#### Task instructions:
The line holding "const line=d3.line();" is the last one to output; start at the first line of the data, keep every line in between exactly, and leave out pictures.

#### Data segment:
§ §
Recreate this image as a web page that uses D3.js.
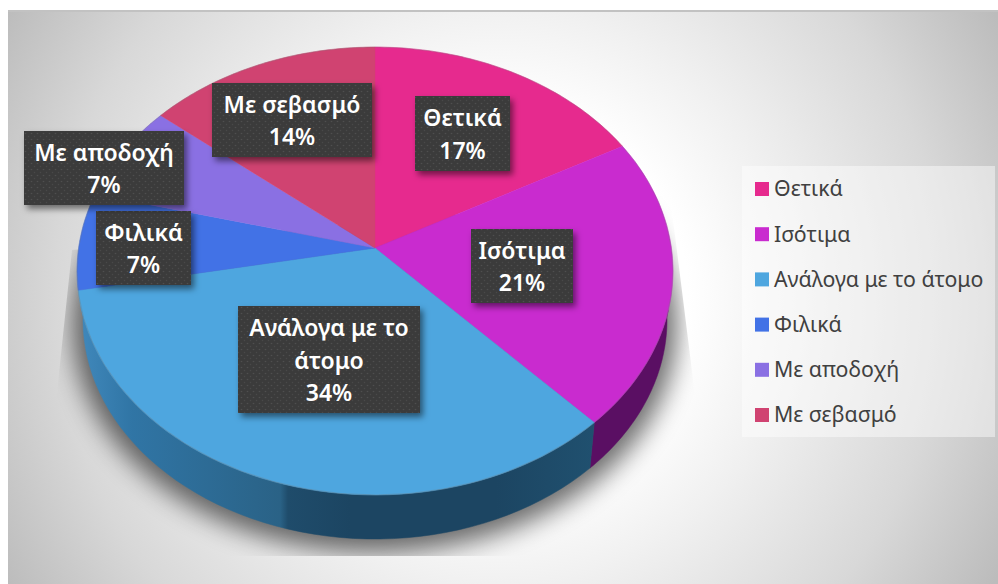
<!DOCTYPE html>
<html><head><meta charset="utf-8">
<script src="https://cdn.jsdelivr.net/npm/d3@7/dist/d3.min.js"></script>
<style>html,body{margin:0;padding:0;background:#fff}svg{display:block}</style>
</head><body><svg id="c" width="998" height="584"></svg>
<script>
const categories = ["Θετικά","Ισότιμα","Ανάλογα με το άτομο","Φιλικά","Με αποδοχή","Με σεβασμό"];
const values = [17,21,34,7,7,14];
const colors = ["#e62a8e","#c92bcf","#4ea6df","#4272e6","#8a70e3","#d04371"];
const sideColors = ["#7a1450","#5a0f63","url(#sideBlue)","#2a4f94","#4f3f90","#7a2843"];
const labelLines = [["Θετικά"],["Ισότιμα"],["Ανάλογα με το","άτομο"],["Φιλικά"],["Με αποδοχή"],["Με σεβασμό"]];
const labelBoxes = [[415,96,95,75],[471,229,102,74],[238,306,182,107],[96,211,95,74],[24,131,160,74],[212,83,160,74]];

const svg = d3.select("#c"), defs = svg.append("defs");
const W=998,H=584;

// background
const bg = defs.append("radialGradient").attr("id","bg").attr("gradientUnits","userSpaceOnUse")
  .attr("cx",500).attr("cy",297).attr("r",570);
[[0,"#fff"],[.33,"#fff"],[.5,"#f1f1f1"],[.78,"#d8d8d8"],[1,"#bcbcbc"]].forEach(s=>bg.append("stop").attr("offset",s[0]).attr("stop-color",s[1]));
svg.append("rect").attr("x",8).attr("y",10).attr("width",W-8).attr("height",H-10).attr("fill","url(#bg)");
svg.append("rect").attr("x",8).attr("y",10).attr("width",W-8).attr("height",2).attr("fill","#c2c2c2");

// projection of the tilted disc
const cx=375, cy=248, k=0.1027, gy=221.6, fx=296.4, depth=49, shrink=0.98;
const project=(a,s=1,dy=0)=>{const u=Math.sin(a),v=-Math.cos(a),w=1-k*v;return [cx+s*fx*u/w, cy+dy+s*gy*v/w];};
const arcPts=(a0,a1,s,dy)=>d3.range(0,61).map(i=>project(a0+(a1-a0)*i/60,s,dy));
const line=d3.line();

const arcs=d3.pie().sort(null).value(d=>d)(values);

// side gradient
const sg=defs.append("linearGradient").attr("id","sideBlue").attr("gradientUnits","userSpaceOnUse").attr("x1",80).attr("x2",600).attr("y1",0).attr("y2",0);
[[0,"#4088bb"],[.1,"#3075a5"],[.385,"#2a6286"],[.4,"#1f4c6b"],[.52,"#1c4562"],[.8,"#1c4562"],[1,"#205170"]].forEach(s=>sg.append("stop").attr("offset",s[0]).attr("stop-color",s[1]));

// shadow
const blur=defs.append("filter").attr("id","blur").attr("x","-20%").attr("y","-20%").attr("width","140%").attr("height","140%");
blur.append("feGaussianBlur").attr("stdDeviation",13);
defs.append("clipPath").attr("id","shClip").append("polygon").attr("points","72,250 57,392 57,556 695,556 695,395 670,195");
svg.append("g").attr("clip-path","url(#shClip)").append("path")
  .attr("d",line(arcPts(0,2*Math.PI,1.015,54))+"Z").attr("fill","#000").attr("opacity",.58).attr("filter","url(#blur)");

// side wall: the lower rim runs further than the upper rim so it tucks under the top face
const g=svg.append("g");
const visStart=1.45, topStart=1.85, topEnd=4.45, visEnd=4.85;
arcs.forEach((d,i)=>{
  if(d.endAngle<=topStart || d.startAngle>=topEnd) return;
  const botA0=d.startAngle<=topStart?visStart:d.startAngle;
  const botA1=d.endAngle>=topEnd?visEnd:d.endAngle;
  const top=arcPts(Math.max(d.startAngle,topStart),Math.min(d.endAngle,topEnd),1,0);
  const bot=arcPts(botA0,botA1,shrink,depth).reverse();
  g.append("path").attr("d",line(top.concat(bot))+"Z").attr("fill",sideColors[i]).attr("stroke",sideColors[i]).attr("stroke-width",.5);
});

// top faces
arcs.forEach((d,i)=>{
  g.append("path").attr("d",line([[cx,cy]].concat(arcPts(d.startAngle,d.endAngle,1,0)))+"Z")
   .attr("fill",colors[i]).attr("stroke",colors[i]).attr("stroke-width",.5);
});
g.append("path").attr("d",line(arcPts(0,2*Math.PI,1,0))+"Z").attr("fill","none").attr("stroke","#777").attr("stroke-opacity",.4).attr("stroke-width",.7);

// data labels
const pat=defs.append("pattern").attr("id","dots").attr("patternUnits","userSpaceOnUse").attr("width",6).attr("height",6);
pat.append("rect").attr("width",6).attr("height",6).attr("fill","#3b3b3b");
pat.append("circle").attr("cx",1.5).attr("cy",1.5).attr("r",.8).attr("fill","#505050");
pat.append("circle").attr("cx",4.5).attr("cy",4.5).attr("r",.8).attr("fill","#484848");
const ds=defs.append("filter").attr("id","ds").attr("x","-10%").attr("y","-10%").attr("width","125%").attr("height","130%");
ds.append("feDropShadow").attr("dx",3).attr("dy",4).attr("stdDeviation",3).attr("flood-color","#000").attr("flood-opacity",.5);

const font="'Noto Sans','Open Sans',sans-serif";
arcs.forEach((d,i)=>{
  const [x,y,w,h]=labelBoxes[i];
  svg.append("rect").attr("x",x).attr("y",y).attr("width",w).attr("height",h).attr("fill","url(#dots)").attr("filter","url(#ds)");
  const lines=labelLines[i].concat([values[i]+"%"]);
  const lh=32.5, y0=y+h/2-(lines.length-1)*lh/2+1;
  lines.forEach((t,j)=>svg.append("text").attr("x",x+w/2).attr("y",y0+j*lh).attr("dy","0.35em")
    .attr("text-anchor","middle").attr("font-family",font).attr("font-weight",600).attr("font-size",23).attr("fill","#fff").text(t));
});

// legend
svg.append("rect").attr("x",742).attr("y",166).attr("width",253).attr("height",271).attr("fill","#fff").attr("opacity",.45);
const ly=d3.scalePoint().domain(categories).range([189,415]);
categories.forEach((c,i)=>{
  svg.append("rect").attr("x",755).attr("y",ly(c)-7).attr("width",14).attr("height",14).attr("fill",colors[i]);
  svg.append("text").attr("x",774).attr("y",ly(c)).attr("dy","0.35em").attr("font-family",font).attr("font-size",21.3).attr("fill","#404040").text(c);
});
</script></body></html>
§ §
#### Written response:
Recreate this image as a web page that uses D3.js.
<!DOCTYPE html>
<html><head><meta charset="utf-8">
<script src="https://cdn.jsdelivr.net/npm/d3@7/dist/d3.min.js"></script>
<style>html,body{margin:0;padding:0;background:#fff}svg{display:block}</style>
</head><body><svg id="c" width="998" height="584"></svg>
<script>
const categories = ["Θετικά","Ισότιμα","Ανάλογα με το άτομο","Φιλικά","Με αποδοχή","Με σεβασμό"];
const values = [17,21,34,7,7,14];
const colors = ["#e62a8e","#c92bcf","#4ea6df","#4272e6","#8a70e3","#d04371"];
const sideColors = ["#7a1450","#5a0f63","url(#sideBlue)","#2a4f94","#4f3f90","#7a2843"];
const labelLines = [["Θετικά"],["Ισότιμα"],["Ανάλογα με το","άτομο"],["Φιλικά"],["Με αποδοχή"],["Με σεβασμό"]];
const labelBoxes = [[415,96,95,75],[471,229,102,74],[238,306,182,107],[96,211,95,74],[24,131,160,74],[212,83,160,74]];

const svg = d3.select("#c"), defs = svg.append("defs");
const W=998,H=584;

// background
const bg = defs.append("radialGradient").attr("id","bg").attr("gradientUnits","userSpaceOnUse")
  .attr("cx",500).attr("cy",297).attr("r",570);
[[0,"#fff"],[.33,"#fff"],[.5,"#f1f1f1"],[.78,"#d8d8d8"],[1,"#bcbcbc"]].forEach(s=>bg.append("stop").attr("offset",s[0]).attr("stop-color",s[1]));
svg.append("rect").attr("x",8).attr("y",10).attr("width",W-8).attr("height",H-10).attr("fill","url(#bg)");
svg.append("rect").attr("x",8).attr("y",10).attr("width",W-8).attr("height",2).attr("fill","#c2c2c2");

// projection of the tilted disc
const cx=375, cy=248, k=0.1027, gy=221.6, fx=296.4, depth=49, shrink=0.98;
const project=(a,s=1,dy=0)=>{const u=Math.sin(a),v=-Math.cos(a),w=1-k*v;return [cx+s*fx*u/w, cy+dy+s*gy*v/w];};
const arcPts=(a0,a1,s,dy)=>d3.range(0,61).map(i=>project(a0+(a1-a0)*i/60,s,dy));
const line=d3.line();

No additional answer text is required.